One of the producers of Australian-made movie ‘Paper Planes’, Liz Kearney was in Jakarta to attend the event as well as to showcase her movie which starred by one of the most famous Hollywood superstars Sam Worthington and main character ‘Dylan’ played by Ed Oxenbould. During special interview held with Liputan6.com held on February 1 2016, Kearney went to briefly explain a little bit of the movie’s background and the reason why paper planes hold such great importance for the overall plot.

Also directed by the man behind politically-themed movie ‘Balibo’ Robert Connolly, Kearney shares about how the movie tells about a boy (Dylan) whose passion for paper planes immediately grew after finding out his talent to keep his paper planes remain airborne compared to others in his classroom. Dylan then continues pursuing his paper planes ambition by entering competition both at regional level in Sydney and international one in Japan. In the movie, Dylan’s mother died five months ago.

“Paper planes reminded him of his late mother as she was the one who taught him how to make one,” Said Kearney.

“This kids/family film teaches children how to stand up for themselves at such young age,” she continued.

The movie, which has been released since January 2015 in Australia and June 2015 in Indonesia was a major box office hit in Australia as it teaches a number of life lessons and values that the modern society often neglects in the current era.

Nominated for 9 and winning 2 awards, the family film Paper Planes deserves extra credit and more exposure in Indonesia. Kearney hopes that event such as ‘Festival Sinema Indonesia Australia’ continues to take place in the future as it is one of the most effective method to gain prominence in the archipelago state’s movie industry.

Kearney admits that Indonesian movies also lack the exposure it needs in Australia and that genre mainly focused on horror, if not, drama romance or comedy. She is particularly fascinated by how Indonesians are far more attracted to horror films but she also went to share about the movie which had the most appeal to her during her short visitation to Jakarta for movie screening.

“The mirror never lies, that one had the most appeal to me,” she explained.

Kearney has previously worked on other movies of different genre such as ‘These Final Hours’, ‘Brand Nu Dae’, ‘The Turning’ and ‘Transmission’. Three of the movies which she produced have all been nominated.

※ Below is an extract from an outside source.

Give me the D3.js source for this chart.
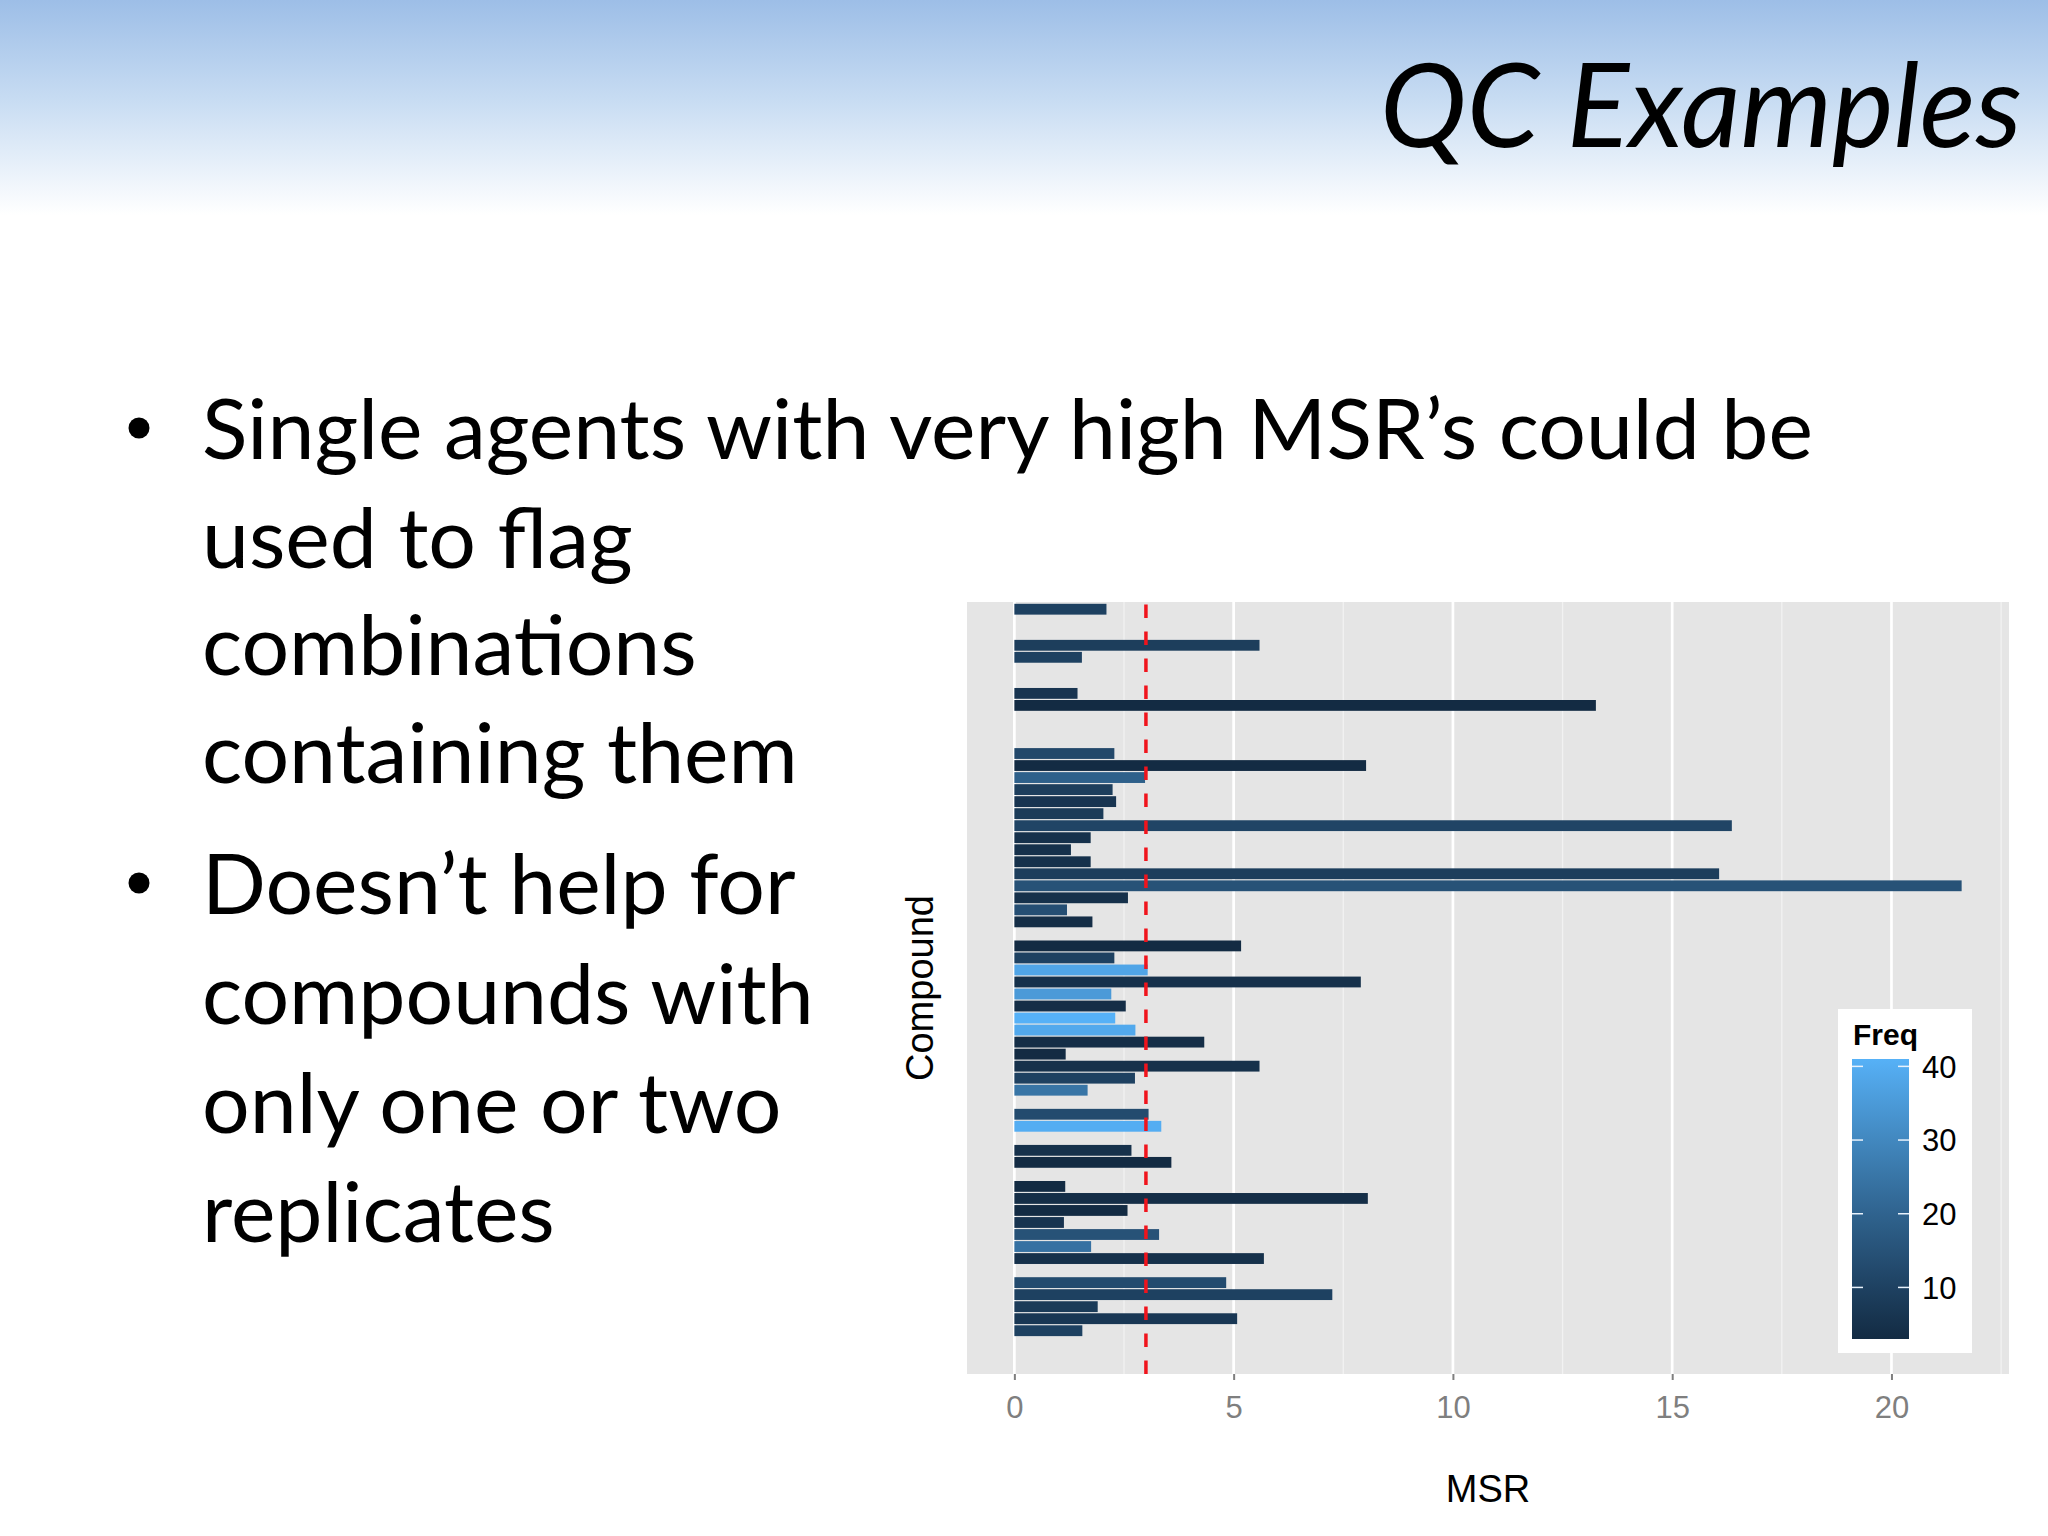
<!DOCTYPE html>
<html>
<head>
<meta charset="utf-8">
<script src="https://cdn.jsdelivr.net/npm/d3@7/dist/d3.min.js"></script>
<style>
  body { margin: 0; background: #fff; }
</style>
</head>
<body>
<div id="slide"></div>
<script>
var width = 2048,
    height = 1536;

// slide text
var titleText = "QC Examples";
var bulletLines = [
  ["Single agents with very high MSR\u2019s could be", "used to flag", "combinations", "containing them"],
  ["Doesn\u2019t help for", "compounds with", "only one or two", "replicates"]
];

// compound rows, top to bottom (no labels shown on the chart)
var compounds = ["c01","c02","c03","c04","c05","c06","c07","c08","c09","c10",
  "c11","c12","c13","c14","c15","c16","c17","c18","c19","c20",
  "c21","c22","c23","c24","c25","c26","c27","c28","c29","c30",
  "c31","c32","c33","c34","c35","c36","c37","c38","c39","c40",
  "c41","c42","c43","c44","c45","c46","c47","c48","c49","c50",
  "c51","c52","c53","c54","c55","c56","c57","c58","c59","c60",
  "c61","c62","c63","c64"];

// MSR per compound (null = no bar)
var msrValues = [2.10, null, null, 5.59, 1.54, null, null, 1.44, 13.26, null,
  null, null, 2.28, 8.02, 2.98, 2.24, 2.32, 2.03, 16.36, 1.74,
  1.29, 1.74, 16.07, 21.6, 2.59, 1.20, 1.78, null, 5.17, 2.28,
  3.04, 7.90, 2.21, 2.54, 2.30, 2.76, 4.33, 1.17, 5.59, 2.75,
  1.67, null, 3.06, 3.35, null, 2.67, 3.58, null, 1.16, 8.06,
  2.58, 1.13, 3.30, 1.75, 5.69, null, 4.83, 7.25, 1.90, 5.08,
  1.55, null, null, null];

// Freq per compound (fill colour)
var freqValues = [10, null, null, 9, 10, null, null, 6, 3, null,
  null, null, 12, 3, 19, 9, 6, 8, 11, 5,
  5, 5, 9, 15, 5, 14, 4, null, 3, 10,
  38, 5, 35, 4, 41, 39, 4, 3, 5, 10,
  25, null, 13, 40, null, 5, 3, null, 3, 4,
  3, 6, 15, 24, 5, null, 13, 10, 8, 7,
  10, null, null, null];

var msrTicks = [0, 5, 10, 15, 20],
    freqTicks = [10, 20, 30, 40],
    msrCutoff = 3;

var rows = compounds.map(function (c, i) {
  return {compound: c, msr: msrValues[i], freq: freqValues[i]};
}).filter(function (d) { return d.msr != null; });

var svg = d3.select('#slide').append('svg')
  .attr('width', width)
  .attr('height', height)
  .style('display', 'block')
  .style('background', '#ffffff');

var defs = svg.append('defs');

// slide header fade
var head = defs.append('linearGradient')
  .attr('id', 'headFade')
  .attr('x1', 0).attr('y1', 0).attr('x2', 0).attr('y2', 1);
head.append('stop').attr('offset', 0).attr('stop-color', '#9dbee7');
head.append('stop').attr('offset', 0.45).attr('stop-color', '#c6dbf2');
head.append('stop').attr('offset', 1).attr('stop-color', '#ffffff');

svg.append('rect')
  .attr('x', 0).attr('y', 0)
  .attr('width', width).attr('height', 215)
  .attr('fill', 'url(#headFade)');

// title, fitted to the width it takes on the slide
var title = svg.append('text')
  .attr('x', 1380)
  .attr('y', 147)
  .style('font-family', 'Lato, "Open Sans", sans-serif')
  .style('font-style', 'italic')
  .style('font-size', '100px')
  .style('fill', '#000')
  .text(titleText);
var tw = title.node().getComputedTextLength();
title.style('font-size', (100 * 642 / tw) + 'px');

// bullet text
var body = svg.append('g')
  .style('font-family', 'Lato, "Open Sans", sans-serif')
  .style('fill', '#000');

var probe = body.append('text').style('font-size', '100px').text(bulletLines[0][0]);
var bodySize = 100 * 1611 / probe.node().getComputedTextLength();
probe.remove();

var baselines = [[459, 568, 675, 783], [914, 1024, 1133, 1242]];

bulletLines.forEach(function (lines, b) {
  body.append('circle')
    .attr('cx', 139)
    .attr('cy', baselines[b][0] - 31)
    .attr('r', 10.5)
    .attr('fill', '#000');
  body.selectAll(null).data(lines)
    .enter().append('text')
    .attr('x', 202)
    .attr('y', function (d, i) { return baselines[b][i]; })
    .style('font-size', bodySize + 'px')
    .text(function (d) { return d; });
});

// chart
var panel = {left: 967, right: 2009, top: 602, bottom: 1374};

var maxMsr = d3.max(rows, function (d) { return d.msr; }),
    pad = maxMsr * 0.05;

var x = d3.scaleLinear()
  .domain([-pad, maxMsr + pad])
  .range([panel.left, panel.right]);

var y = d3.scalePoint()
  .domain(compounds)
  .range([panel.top, panel.bottom])
  .padding(0.6);

var barH = y.step() * 0.9;

var color = d3.scaleLinear()
  .domain(d3.extent(rows, function (d) { return d.freq; }))
  .range(['#132B43', '#56B1F7'])
  .interpolate(d3.interpolateLab);

var chart = svg.append('g');

chart.append('rect')
  .attr('x', panel.left).attr('y', panel.top)
  .attr('width', panel.right - panel.left)
  .attr('height', panel.bottom - panel.top)
  .attr('fill', '#E5E5E5');

var minorTicks = msrTicks.map(function (t) { return t + 2.5; })
  .filter(function (t) { return t < x.domain()[1]; });

chart.selectAll('.minor').data(minorTicks)
  .enter().append('line')
  .attr('class', 'minor')
  .attr('x1', function (d) { return x(d); })
  .attr('x2', function (d) { return x(d); })
  .attr('y1', panel.top).attr('y2', panel.bottom)
  .style('stroke', '#F2F2F2')
  .style('stroke-width', 1.3);

chart.selectAll('.major').data(msrTicks)
  .enter().append('line')
  .attr('class', 'major')
  .attr('x1', function (d) { return x(d); })
  .attr('x2', function (d) { return x(d); })
  .attr('y1', panel.top).attr('y2', panel.bottom)
  .style('stroke', '#ffffff')
  .style('stroke-width', 2.7);

chart.selectAll('.bar').data(rows)
  .enter().append('rect')
  .attr('class', 'bar')
  .attr('x', x(0))
  .attr('y', function (d) { return y(d.compound) - barH / 2; })
  .attr('width', function (d) { return x(d.msr) - x(0); })
  .attr('height', barH)
  .style('fill', function (d) { return color(d.freq); });

// cutoff line, drawn bottom up like ggplot's vline
chart.append('line')
  .attr('x1', x(msrCutoff)).attr('x2', x(msrCutoff))
  .attr('y1', panel.bottom).attr('y2', panel.top)
  .style('stroke', '#f0141c')
  .style('stroke-width', 3.5)
  .style('stroke-dasharray', '13.5,13.5');

// x axis
var xAxis = chart.append('g')
  .attr('transform', 'translate(0,' + panel.bottom + ')')
  .call(d3.axisBottom(x).tickValues(msrTicks).tickSize(6).tickPadding(16));
xAxis.select('.domain').remove();
xAxis.selectAll('.tick line').style('stroke', '#7f7f7f').style('stroke-width', 2);
xAxis.selectAll('.tick text')
  .style('font-family', '"Liberation Sans", Arial, sans-serif')
  .style('font-size', '31px')
  .style('fill', '#7f7f7f');

chart.append('text')
  .attr('x', (panel.left + panel.right) / 2)
  .attr('y', 1502)
  .attr('text-anchor', 'middle')
  .style('font-family', '"Liberation Sans", Arial, sans-serif')
  .style('font-size', '38px')
  .text('MSR');

chart.append('text')
  .attr('transform', 'translate(933,988) rotate(-90)')
  .attr('text-anchor', 'middle')
  .style('font-family', '"Liberation Sans", Arial, sans-serif')
  .style('font-size', '38px')
  .text('Compound');

// legend
var legend = chart.append('g');
legend.append('rect')
  .attr('x', 1838).attr('y', 1009)
  .attr('width', 134).attr('height', 344)
  .attr('fill', '#ffffff');

legend.append('text')
  .attr('x', 1853).attr('y', 1045)
  .style('font-family', '"Liberation Sans", Arial, sans-serif')
  .style('font-weight', 'bold')
  .style('font-size', '30px')
  .text('Freq');

var bar = {left: 1852, right: 1909, top: 1059, bottom: 1339};

var lg = d3.scaleLinear()
  .domain(color.domain())
  .range([bar.bottom, bar.top]);

var grad = defs.append('linearGradient')
  .attr('id', 'freqBar')
  .attr('x1', 0).attr('y1', 1).attr('x2', 0).attr('y2', 0);
grad.selectAll('stop').data(d3.range(0, 1.0001, 0.1))
  .enter().append('stop')
  .attr('offset', function (d) { return d; })
  .attr('stop-color', function (d) {
    return color(color.domain()[0] + d * (color.domain()[1] - color.domain()[0]));
  });

legend.append('rect')
  .attr('x', bar.left).attr('y', bar.top)
  .attr('width', bar.right - bar.left)
  .attr('height', bar.bottom - bar.top)
  .attr('fill', 'url(#freqBar)');

var lt = legend.selectAll('.ltick').data(freqTicks)
  .enter().append('g')
  .attr('class', 'ltick')
  .attr('transform', function (d) { return 'translate(0,' + lg(d) + ')'; });
lt.append('line')
  .attr('x1', bar.left).attr('x2', bar.left + 11)
  .style('stroke', '#e8f2fc').style('stroke-width', 1.5);
lt.append('line')
  .attr('x1', bar.right - 11).attr('x2', bar.right)
  .style('stroke', '#e8f2fc').style('stroke-width', 1.5);
lt.append('text')
  .attr('x', 1922)
  .attr('dy', '0.36em')
  .style('font-family', '"Liberation Sans", Arial, sans-serif')
  .style('font-size', '31px')
  .text(function (d) { return d; });
</script>
</body>
</html>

Creative industry has always been playing contributive role in bringing both Indonesia and Australia closer together. While it is true that relation between the two was traditionally built upon efforts of the two sides in establishing and maintaining desirable diplomatic, political, economic, trade and educational ties, it cannot be denied that creative industry has allowed for the relation to deepen in a more special and less conflicting way. It gives the relation a spark it would not have feel in other traditional sectors.